Also ich kann ja mal aus eigener Erfahrung erzählen — ich bin seit Jahren mehrmals im Jahr in Sellin und irgendwie finde ich diese „Rügen = reines Touristenchaos“-Sicht immer’n bisschen übertrieben. Klar, wenn du in Binz oder am Südstrand von Sellin mitten im Juli unterwegs bist, dann stolperst du gefühlt über jede zweite Strandmuschel und kriegst beim Edeka am Bahnhof kaum noch ne Brötchentüte... aber das gehört doch zum Sommerurlaub irgendwo dazu, oder? Ich meine, als Kind hab ich in den 90ern schon erlebt, wie sich die Leute um die besten Plätze auf der Seebrücke gestritten haben.
Was ich aber an Rügen tatsächlich liebe: Du musst ja gar nicht dauernd im Trubel stecken. Geh mal morgens um acht in die Granitz – da hörst du nur Meisen, die durchs Geäst hopsen, und ab und zu’n Jogger, der mehr mit Schnaufen als mit Reden beschäftigt ist.

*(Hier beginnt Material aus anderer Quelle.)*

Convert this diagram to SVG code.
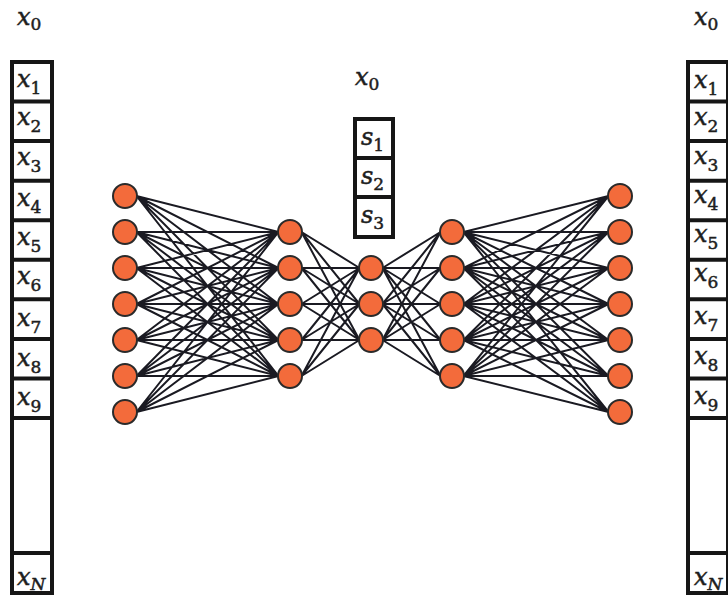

Oder fahr mit dem Rad an die Boddenküste zwischen Groß Zicker und Thiessow: Da ist am Abend manchmal keine Menschenseele, nur Möwen und Wind. Abgesehen davon hat Sellin auch im Herbst seine Reize… Da sind dann nur noch ein paar Stammgäste und die Einheimischen unterwegs, und die nehmen sich auch mal Zeit für’n Schnack über den Gartenzaun.
Ist jetzt vielleicht ne blöde Frage, aber warum glauben so viele immer, dass Tourismus nur alles schlechter macht? Ich kenn ein paar Leute aus Baabe, die ihre Ferienwohnungen seit der Wende vermieten – und für die ist das nicht nur reiner Geldregen, sondern auch irgendwie ein Stück Kontakt zur „Welt draußen“. Letztens hat mir Uwe von nebenan erzählt, dass er ohne die Urlauber gar nicht mehr wüsste, wie man sich über Kleinigkeiten wie Quallen im Wasser oder die richtige Heringszubereitung so herrlich aufregen kann… 😄
Klar, der Spagat zwischen Natur- und Kulturschutz und Tourismus ist nicht immer einfach, das weiß auf Rügen eigentlich jeder. Aber so ein paar Wochen mit Leben auf der Insel – das hat manchmal sogar für die Insulaner was Gutes. Und wer Ruhe will, findet sie garantiert, aber eben nicht direkt vor der Eisdiele in Binz im Hochsommer.